■ Entries with chart source code:
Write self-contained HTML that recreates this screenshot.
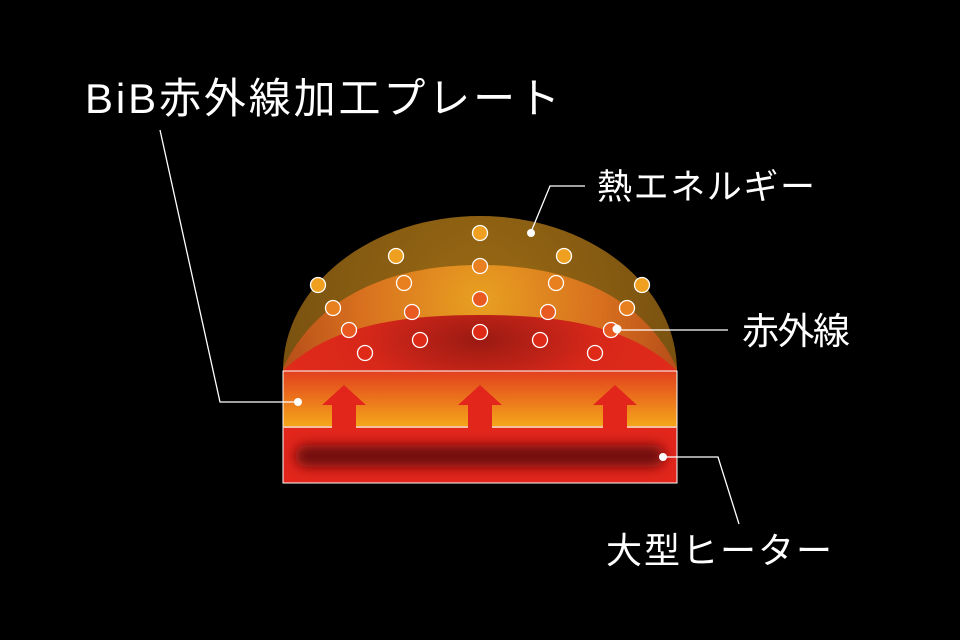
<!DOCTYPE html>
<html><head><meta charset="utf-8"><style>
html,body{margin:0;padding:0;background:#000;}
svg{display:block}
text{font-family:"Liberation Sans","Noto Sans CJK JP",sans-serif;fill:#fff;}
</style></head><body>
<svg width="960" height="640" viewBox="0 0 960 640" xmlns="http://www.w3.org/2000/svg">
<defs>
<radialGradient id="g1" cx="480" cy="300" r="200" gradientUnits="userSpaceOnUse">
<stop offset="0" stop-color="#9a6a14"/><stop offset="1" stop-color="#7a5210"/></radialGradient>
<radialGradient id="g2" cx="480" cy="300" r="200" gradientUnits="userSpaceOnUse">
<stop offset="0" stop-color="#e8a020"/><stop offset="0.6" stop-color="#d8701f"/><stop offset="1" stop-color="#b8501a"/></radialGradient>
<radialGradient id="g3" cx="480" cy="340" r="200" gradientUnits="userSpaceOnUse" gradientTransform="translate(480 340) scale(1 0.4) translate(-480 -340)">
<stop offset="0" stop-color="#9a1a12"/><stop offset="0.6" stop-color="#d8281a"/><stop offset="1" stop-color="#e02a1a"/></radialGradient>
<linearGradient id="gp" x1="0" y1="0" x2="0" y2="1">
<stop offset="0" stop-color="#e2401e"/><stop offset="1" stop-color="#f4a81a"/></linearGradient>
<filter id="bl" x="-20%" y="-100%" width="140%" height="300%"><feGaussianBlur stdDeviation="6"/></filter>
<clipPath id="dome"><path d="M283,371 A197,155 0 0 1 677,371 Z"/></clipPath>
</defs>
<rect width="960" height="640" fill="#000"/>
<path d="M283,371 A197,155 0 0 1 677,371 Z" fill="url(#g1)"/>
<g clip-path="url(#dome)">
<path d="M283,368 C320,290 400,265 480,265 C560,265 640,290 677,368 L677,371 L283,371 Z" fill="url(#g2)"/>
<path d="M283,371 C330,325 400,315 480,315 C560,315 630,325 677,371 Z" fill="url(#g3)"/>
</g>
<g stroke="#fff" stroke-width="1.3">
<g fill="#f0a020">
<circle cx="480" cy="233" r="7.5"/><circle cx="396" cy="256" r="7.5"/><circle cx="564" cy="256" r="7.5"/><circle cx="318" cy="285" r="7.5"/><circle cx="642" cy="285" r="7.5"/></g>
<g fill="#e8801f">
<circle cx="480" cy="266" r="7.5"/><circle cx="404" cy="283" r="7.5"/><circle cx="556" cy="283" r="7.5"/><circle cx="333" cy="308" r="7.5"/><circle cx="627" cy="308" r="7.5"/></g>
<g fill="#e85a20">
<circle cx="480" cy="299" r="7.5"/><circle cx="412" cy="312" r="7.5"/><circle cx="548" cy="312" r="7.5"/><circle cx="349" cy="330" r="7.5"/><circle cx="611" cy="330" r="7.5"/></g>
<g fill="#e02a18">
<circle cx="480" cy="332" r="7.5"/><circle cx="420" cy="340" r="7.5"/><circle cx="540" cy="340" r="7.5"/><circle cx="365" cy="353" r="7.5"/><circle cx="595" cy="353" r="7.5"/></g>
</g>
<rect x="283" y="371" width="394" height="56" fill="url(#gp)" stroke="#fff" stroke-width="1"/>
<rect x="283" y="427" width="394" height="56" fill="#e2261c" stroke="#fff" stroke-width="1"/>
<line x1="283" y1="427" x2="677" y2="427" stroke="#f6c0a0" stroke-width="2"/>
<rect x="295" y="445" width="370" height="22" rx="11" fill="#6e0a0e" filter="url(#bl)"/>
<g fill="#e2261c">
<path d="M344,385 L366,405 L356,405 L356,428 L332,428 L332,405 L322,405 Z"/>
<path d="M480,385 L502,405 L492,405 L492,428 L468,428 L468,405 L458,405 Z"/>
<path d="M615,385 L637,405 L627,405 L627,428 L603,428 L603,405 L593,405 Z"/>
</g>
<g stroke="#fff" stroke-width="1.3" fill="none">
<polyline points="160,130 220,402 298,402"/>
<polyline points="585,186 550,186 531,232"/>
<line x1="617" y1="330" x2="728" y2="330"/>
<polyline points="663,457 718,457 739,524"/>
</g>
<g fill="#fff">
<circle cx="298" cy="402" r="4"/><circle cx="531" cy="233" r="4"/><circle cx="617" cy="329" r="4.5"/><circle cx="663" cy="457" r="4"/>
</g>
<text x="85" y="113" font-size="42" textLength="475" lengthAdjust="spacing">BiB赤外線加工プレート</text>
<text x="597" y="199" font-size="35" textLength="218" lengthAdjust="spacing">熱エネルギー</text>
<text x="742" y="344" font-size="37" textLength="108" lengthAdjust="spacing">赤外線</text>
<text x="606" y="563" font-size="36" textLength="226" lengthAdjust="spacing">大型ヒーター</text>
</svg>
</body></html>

...

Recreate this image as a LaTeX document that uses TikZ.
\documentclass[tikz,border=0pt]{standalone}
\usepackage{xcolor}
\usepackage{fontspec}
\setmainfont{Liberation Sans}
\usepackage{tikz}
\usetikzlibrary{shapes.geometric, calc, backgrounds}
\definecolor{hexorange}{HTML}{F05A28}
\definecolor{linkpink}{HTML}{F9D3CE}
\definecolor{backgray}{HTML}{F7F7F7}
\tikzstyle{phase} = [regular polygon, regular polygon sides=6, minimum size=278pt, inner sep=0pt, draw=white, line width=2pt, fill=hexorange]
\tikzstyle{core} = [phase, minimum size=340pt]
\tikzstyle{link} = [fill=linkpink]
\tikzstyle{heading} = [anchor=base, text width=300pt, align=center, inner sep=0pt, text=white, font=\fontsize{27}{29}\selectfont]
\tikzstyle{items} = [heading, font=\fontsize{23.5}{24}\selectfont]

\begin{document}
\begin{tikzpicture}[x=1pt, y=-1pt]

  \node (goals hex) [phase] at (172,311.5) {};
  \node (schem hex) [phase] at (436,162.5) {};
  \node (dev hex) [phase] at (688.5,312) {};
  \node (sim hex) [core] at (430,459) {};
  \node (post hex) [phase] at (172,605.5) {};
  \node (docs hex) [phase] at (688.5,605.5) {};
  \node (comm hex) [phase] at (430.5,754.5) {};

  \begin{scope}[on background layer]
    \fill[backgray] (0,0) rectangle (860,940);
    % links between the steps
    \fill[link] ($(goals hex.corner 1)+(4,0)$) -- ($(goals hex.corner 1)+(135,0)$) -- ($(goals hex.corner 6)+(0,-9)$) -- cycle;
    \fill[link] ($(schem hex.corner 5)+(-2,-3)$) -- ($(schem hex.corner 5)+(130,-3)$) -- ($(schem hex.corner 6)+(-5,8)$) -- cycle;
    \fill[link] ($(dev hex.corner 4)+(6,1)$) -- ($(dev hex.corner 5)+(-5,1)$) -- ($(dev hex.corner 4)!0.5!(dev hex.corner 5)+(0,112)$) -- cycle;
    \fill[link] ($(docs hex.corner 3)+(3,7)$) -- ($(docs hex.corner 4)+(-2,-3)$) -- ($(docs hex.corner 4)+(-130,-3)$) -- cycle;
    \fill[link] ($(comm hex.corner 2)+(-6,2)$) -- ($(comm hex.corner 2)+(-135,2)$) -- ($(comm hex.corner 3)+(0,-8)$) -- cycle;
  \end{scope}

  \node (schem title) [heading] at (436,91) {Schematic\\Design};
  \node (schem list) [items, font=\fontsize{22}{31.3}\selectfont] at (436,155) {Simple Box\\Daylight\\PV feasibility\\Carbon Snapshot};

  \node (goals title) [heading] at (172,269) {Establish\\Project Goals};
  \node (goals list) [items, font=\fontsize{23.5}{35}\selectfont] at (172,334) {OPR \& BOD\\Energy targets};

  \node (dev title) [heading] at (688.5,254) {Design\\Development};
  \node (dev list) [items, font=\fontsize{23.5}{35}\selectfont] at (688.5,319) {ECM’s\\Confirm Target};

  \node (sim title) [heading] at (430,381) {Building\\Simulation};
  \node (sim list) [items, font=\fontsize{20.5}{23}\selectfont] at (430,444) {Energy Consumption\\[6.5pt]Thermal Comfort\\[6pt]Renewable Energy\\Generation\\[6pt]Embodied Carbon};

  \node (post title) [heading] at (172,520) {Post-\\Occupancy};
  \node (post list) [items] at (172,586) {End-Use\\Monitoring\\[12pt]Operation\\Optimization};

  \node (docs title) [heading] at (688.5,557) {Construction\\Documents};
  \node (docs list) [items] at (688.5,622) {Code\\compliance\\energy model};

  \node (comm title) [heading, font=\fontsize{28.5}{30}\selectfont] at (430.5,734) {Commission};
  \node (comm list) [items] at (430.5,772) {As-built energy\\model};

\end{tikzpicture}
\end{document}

■ YOUR INSTRUCTIONS: Tally up the lines of the listing containing the word "that". Give only the total.

■ ANSWER IN FULL: 2